Gina Trapani of lifehacker fame is an advocate of a base phrase approach (which she refers to as a key with a pattern). You can read her take on the subject here, or even see a video she prepared, here.

A more recent article on this subject was posted to the New York times blog, here. In a follow-up comment, author David Freedman challenged his readers to discover the password he thought up for accessing his nytimes.com account (mcZ3sbja) using an algorithm he devised in his head in 4 seconds. Guess what? A reader quickly figured it out, as described here.

Closing Comments

Correct implementation of the base phrase approach requires considerable care and discipline, and for this reason I do not recommend this approach for most people. There are also other disadvantages compared to a password manager, such as being less convenient to use, not working for sites that require short passwords, and requiring that all passwords be changed if one suspects multiple passwords have been captured.

Nevertheless, some people are very reluctant to entrust software with something as critical as passwords. A base phrase approach correctly used may not be as effective or convenient as using a password manager, but it is a far better method for managing passwords than that practiced by the average Joe.

Filed in category: Password management.

3 Comments

  1. Jeffrey Goldberg
    December 11, 2010 at 9:44 AM

    As you know, I am an advocate of password management systems. But if you do need to memorize more than half a dozen passwords (but fewer than a few dozen), then the scheme you present may work.

    I have my doubts that it would work practically for more than a few dozen passwords. People would start having trouble remembering or reconstructing the site specific material. But this, as they say, is an empirical question. I would love to hear from people who have tried this.

    This reminds me of a scheme I used 25 years ago for various ATM cards. I would have a scrap of paper in my wallet that listed a few phone numbers. The last four digits of those phone numbers were subtracted (mod 10) from a four digit key.

    To make things simple, suppose the key is 5555, and one of my cards had the PIN 1337. I would then have a phone number what would have something like 973-6882. If you add 5 to each of those last for digits (wrapping around to 0 when you reach 10), you get back to 1337.

    There is one crucial point why this was sufficient back 25 years ago, but isn’t today. If someone got hold of your card, they could try only a few times before the card got taken by the machine for too many incorrect PIN entries. So the system only needed to prevent the attacker from discovering the true PIN within the first few guesses.

    Most modern systems don’t behave that way. Attackers can sometimes have an unlimited number of times to guess and can automate the process. And so schemes like my PIN one and these basename schemes, while fun to devise, may not provide the kind of defense that is needed when considering a modern attacker.

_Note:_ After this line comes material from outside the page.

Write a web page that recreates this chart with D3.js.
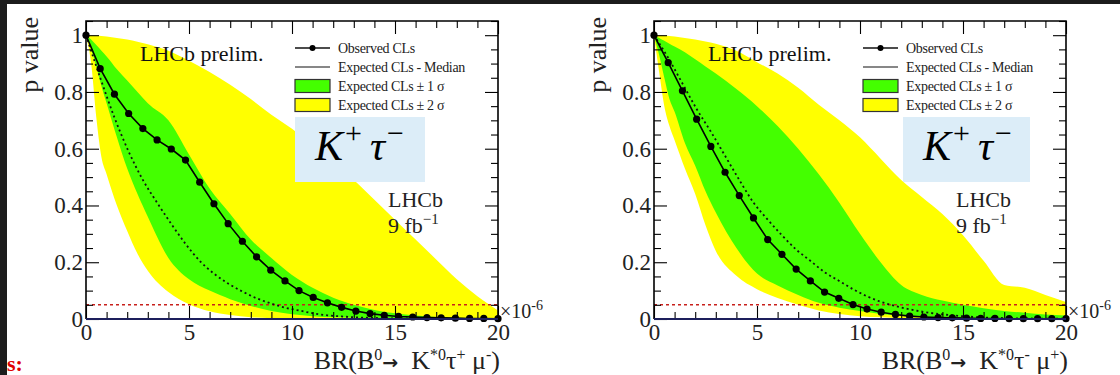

  2. December 17, 2010 at 2:55 PM

    Jeff – Thank you very much for your insightful comments and interesting memory scheme for ATMs. I agree with you. Using a password manager is easier and more secure for most people. Unless you are very clever, an algorithm for devising passwords will only take you so far. I decided to post this only because I’ve seen so many other people posting about this lately and felt the need to complete the series.

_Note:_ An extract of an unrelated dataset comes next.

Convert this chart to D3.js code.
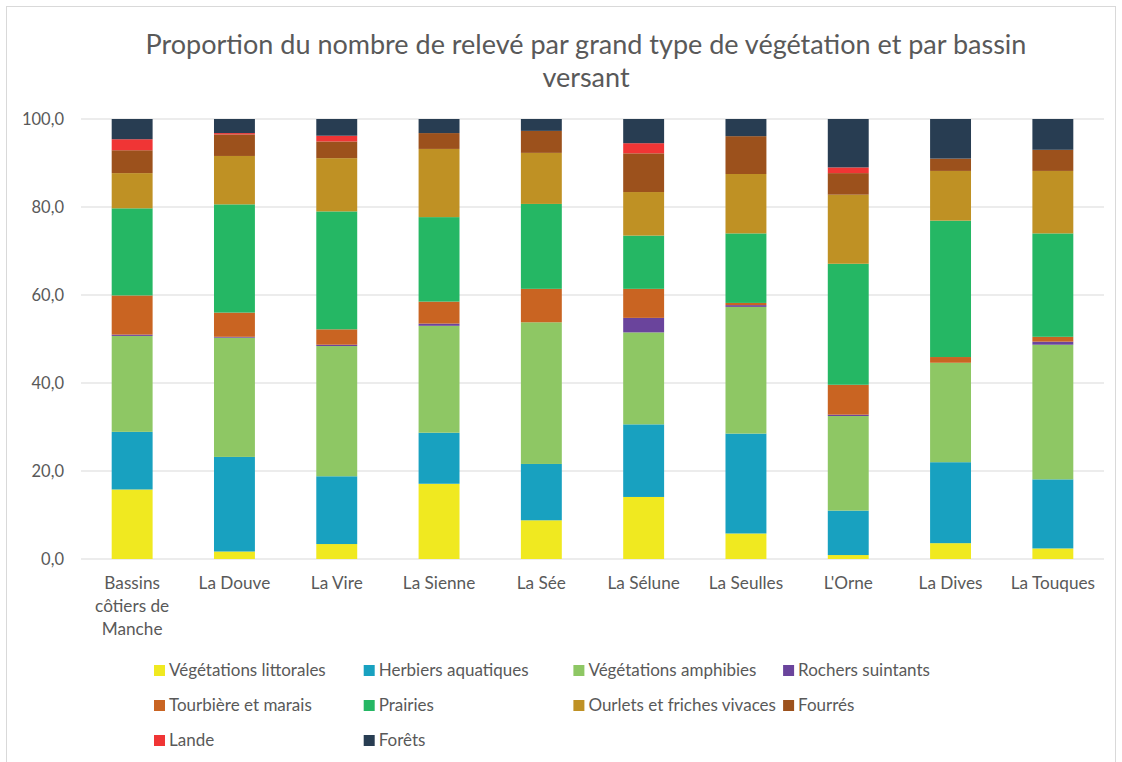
<!DOCTYPE html>
<html><head><meta charset="utf-8">
<script src="https://cdn.jsdelivr.net/npm/d3@7"></script>
<style>body{margin:0;background:#fff}</style>
</head><body>
<svg id="c" width="1122" height="762"></svg>
<script>
// ---- Data ----
const categories = ["Bassins côtiers de Manche","La Douve","La Vire","La Sienne","La Sée","La Sélune","La Seulles","L'Orne","La Dives","La Touques"];
const seriesNames = ["Végétations littorales","Herbiers aquatiques","Végétations amphibies","Rochers suintants","Tourbière et marais","Prairies","Ourlets et friches vivaces","Fourrés","Lande","Forêts"];
const seriesColors = ["#F0E920","#18A1C0","#8EC764","#6A449C","#C96422","#25B764","#BF9124","#9C511C","#F03535","#283D52"];
const littorales = [15.8, 1.7, 3.4, 17.1, 8.8, 14.1, 5.8, 0.9, 3.6, 2.4];
const herbiers   = [13.1, 21.5, 15.4, 11.6, 12.8, 16.5, 22.7, 10.1, 18.4, 15.7];
const amphibies  = [21.8, 27.1, 29.6, 24.3, 32.2, 20.9, 28.8, 21.5, 22.6, 30.6];
const rochers    = [0.3, 0.2, 0.3, 0.5, 0.0, 3.3, 0.4, 0.3, 0.0, 0.7];
const tourbiere  = [8.9, 5.5, 3.5, 5.0, 7.6, 6.6, 0.5, 6.8, 1.3, 1.1];
const prairies   = [19.8, 24.6, 26.8, 19.2, 19.3, 12.1, 15.8, 27.5, 31.0, 23.5];
const ourlets    = [8.0, 11.0, 12.1, 15.5, 11.6, 9.9, 13.5, 15.7, 11.3, 14.2];
const fourres    = [5.2, 4.9, 3.8, 3.6, 5.0, 8.8, 8.6, 4.9, 2.8, 4.8];
const lande      = [2.5, 0.3, 1.3, 0.0, 0.0, 2.3, 0.0, 1.3, 0.0, 0.0];
const forets     = [4.6, 3.2, 3.8, 3.2, 2.7, 5.5, 3.9, 11.0, 9.0, 7.0];
const yTicks = [0, 20, 40, 60, 80, 100];
const titleLines = ["Proportion du nombre de relevé par grand type de végétation et par bassin", "versant"];

const seriesValues = [littorales, herbiers, amphibies, rochers, tourbiere, prairies, ourlets, fourres, lande, forets];
const table = categories.map((c, i) => {
  const row = {cat: c};
  seriesNames.forEach((s, k) => row[s] = seriesValues[k][i]);
  return row;
});

const FONT = "Lato, 'Open Sans', sans-serif";
const TXT = "#595959";
const svg = d3.select("#c");
svg.append("rect").attr("x", 6.5).attr("y", 6.5).attr("width", 1109).attr("height", 770)
  .attr("fill", "#fff").attr("stroke", "#d9d9d9");

const x = d3.scaleBand().domain(categories).range([81, 1104]).paddingInner(0.6).paddingOuter(0.3);
const y = d3.scaleLinear().domain([0, 100]).range([559, 119]);

// gridlines
svg.append("g").selectAll("line").data(yTicks).join("line")
  .attr("x1", 81).attr("x2", 1104).attr("y1", d => y(d)).attr("y2", d => y(d))
  .attr("stroke", "#d9d9d9").attr("stroke-width", 1);

// y axis labels
const yAxis = d3.axisLeft(y).tickValues(yTicks).tickSize(0).tickPadding(0)
  .tickFormat(d => d3.format(".1f")(d).replace(".", ","));
const ga = svg.append("g").attr("transform", "translate(64,0)").call(yAxis);
ga.select(".domain").remove();
ga.selectAll("text").attr("font-family", FONT).attr("font-size", 16.5).attr("fill", TXT);

// bars
const stack = d3.stack().keys(seriesNames)(table);
svg.append("g").selectAll("g").data(stack).join("g")
  .attr("fill", (d, i) => seriesColors[i])
  .selectAll("rect").data(d => d).join("rect")
  .attr("x", d => x(d.data.cat)).attr("width", x.bandwidth())
  .attr("y", d => y(d[1])).attr("height", d => y(d[0]) - y(d[1]));

// x axis labels
const xAxis = d3.axisBottom(x).tickSize(0).tickPadding(0);
const gx = svg.append("g").attr("transform", "translate(0,577)").call(xAxis);
gx.select(".domain").remove();
gx.selectAll("text").attr("font-family", FONT).attr("font-size", 17.2).attr("fill", TXT)
  .each(function(d) {
    const t = d3.select(this);
    const words = d.split(" ");
    t.text(null);
    let line = [], lines = [];
    const tmp = t.append("tspan");
    words.forEach(w => {
      line.push(w);
      tmp.text(line.join(" "));
      if (tmp.node().getComputedTextLength() > 95 && line.length > 1) {
        line.pop(); lines.push(line.join(" ")); line = [w];
      }
    });
    lines.push(line.join(" "));
    tmp.remove();
    lines.forEach((l, i) => t.append("tspan").attr("x", 0).attr("dy", i === 0 ? "0.71em" : 23).text(l));
  });

// title
svg.append("g").selectAll("text").data(titleLines).join("text")
  .attr("x", 586).attr("y", (d, i) => 54 + i * 33).attr("text-anchor", "middle")
  .attr("font-family", FONT).attr("font-size", 27).attr("fill", TXT).text(d => d);

// legend
const lg = svg.append("g").selectAll("g").data(seriesNames).join("g")
  .attr("transform", (d, i) => `translate(${154 + (i % 4) * 209.7},${665 + Math.floor(i / 4) * 35})`);
lg.append("rect").attr("width", 11).attr("height", 11).attr("fill", (d, i) => seriesColors[i]);
lg.append("text").attr("x", 15).attr("y", 11).attr("font-family", FONT).attr("font-size", 17)
  .attr("fill", TXT).text(d => d);
</script>
</body></html>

  3. January 14, 2014 at 5:53 AM

    Jeffrey — on the subject of PINs, and bearing in mind your valid point about the limited number of tries someone has to guess a card’s PIN, you may be interested in a scheme I came up with a while back, described in my wibble article ‘Pinning down the PINs‘. It has the distinct advantage of not requiring any numerical hoop-jumping — something that may be of benefit to some :)

    (As your comment was posted over three years ago, a friend of mine would accuse me of being ‘late to the party’, but I still maintain that communication on the innerwebz has the dual benefit of being asynchronous and public; old comments need never die if they still have relevance.)

    Joe — thanks again for continuing to maintain your fabulous password advisory resource. I point folk here every chance I get!